Interiors

Quicksand

Epitaph Records – 2017
par Alex, le 21 novembre 2017
7

Le problème du groupe culte et d’autant plus lorsque celui-ci puise sa source dans un genre autant pétri de codes que le hardcore de la côte est des Etats-Unis du début des années 90, c'est que vous avez les fans qui vont avec. A savoir des personnes passionnées, ultra-érudites, d’une fidélité et d’une générosité peu communes mais malheureusement aussi d’une ouverture d’esprit parfois inversement proportionnelle à leur capacité à la dévotion. Des cas d’école de groupes lâchés et vilipendés par les fans de la première heure pour haute trahison à la cause, on en connaît tous. Et c’est un peu ce qui vient de se passer pour Quicksand.

Petit cours d'histoire pour les retardataires d'abord - les autres peuvent sauter ce paragraphe. Formé en 1990 suivant l’explosion du mouvement grunge et post-hardcore de l’époque, Quicksand est un groupe au parcours atypique dont le statut culte ne lui a été associé que bien des années après son apogée. A l’origine, on parle de 4 musiciens issus de la scène hardcore new-yorkaise dont Walter Schreifels (célèbre pour sa participation au sein de formations légendaires comme Youth of Today), Sergio Vega (remplaçant de Chi Cheng au sein des Deftones), Tom Capone et Alan Cage (respectivement membres et ex-membres de groupes comme Bold, Shelter ou Burn). On parle aussi d'un groupe qui a participé à d'énormes tournées en compagnie de groupes comme Rage Against The Machine ou The Offspring, qui connu les séparations et les (rares) concerts de reformation, mais qui n'a rien sorti depuis 1995.

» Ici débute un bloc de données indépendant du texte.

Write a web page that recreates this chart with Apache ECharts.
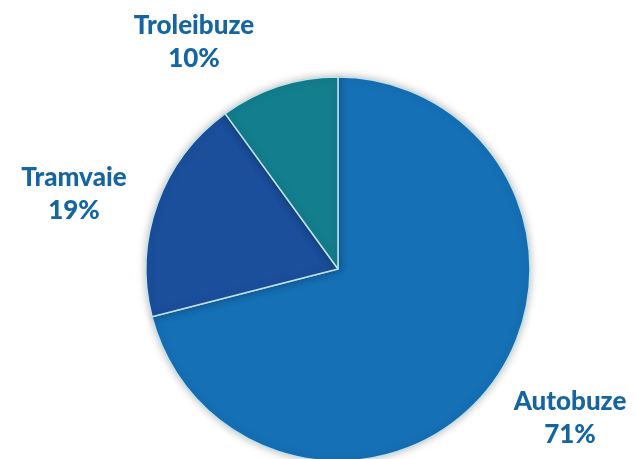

Sortir un successeur à Manic Compression 22 ans plus tard était déjà en soi un gros risque. Le groupe, même s’il n’a jamais rencontré le succès qu’il aurait dû et sur lequel certaines grosses écuries Polydor et Island avaient misé, avait quand même réussi à se construire une discographie courte mais exemplaire qui allait durablement laisser son empreinte. Et pour vouloir rajouter une pierre à l’édifice après tant d’années, il n’y avait finalement que deux solutions : rester dans le même sillon, faire comme si rien n’avait changé (ce qu’auraient sans doute préféré certains), ou infléchir sa formule et prendre un chemin un peu moins rectiligne. C’est ce deuxième choix pour lequel a opté Quicksand.

Enregistré avec l’aide du producteur Will Yip, dont nous avons déjà mentionné l’excellent travail sur de nombreux disques d’indie, punk et hardcore sortis cette décennie, ce 3ème album des vétérans est plutôt surprenant car il sonne très anachronique. En totale opposition avec la fougue et la fragilité de la production de ses prédécesseurs, Interiors se veut beaucoup plus moderne dans son approche tout en faisant la démonstration que Quicksand n’a pas perdu son côté corrosif avec le temps. Entre passages mélodiques et déflagrations sonores, l’album est loin d’être avare en moments prenants. Bien sûr, il y à boire et à manger et tout n’est pas forcément convaincant. Trop lisse par moments et donc bien moins enthousiasmant, le groupe meuble ça et là avec deux interludes dispensables et quelques morceaux moins inspirés, à l’image d’"Illuminant" qui ouvre l’album ou "Normal Love" qui le conclut.

Qu’est-ce qu’on reproche au juste à InteriorsD’opter pour plus de mélodies, des parties de chant clair complètement assumées, des plans de guitare plus proches de la ligne claire que du riff en acier blindé ? La voix de Schreifels est à la fois emprunte de rage et d'une grande sensibilité tout au long de ces 41 minutes et des titres comme "Hyperion" ou "Fire This Time", sur lesquels Vega et Cage s’illustrent tout particulièrement, nous donnent un aperçu de ce que peut encore proposer Quicksand en 2017. Comme le groupe l'a mentionné lui-même, «Interiors n’a été entièrement composé que pour notre plaisir ».  Pourquoi s’en priverait-on?

Hasard du calendrier, les américains entamaient ce mardi 14 novembre 17, leur tournée européenne chez nous, au Trix d'Anvers, et l’occasion de voir ces nouveaux titres en live était trop belle. Test réussi haut la main. il fallait voir Walter et Sergio, ardents comme autrefois, se lancer blagues et sourires tout le long de cette généreuse 1h45 de show pour bien se rendre compte que les mésententes d’autrefois semblent désormais bien lointaines. De là à imaginer une seconde jeunesse, plus durable cette fois-ci?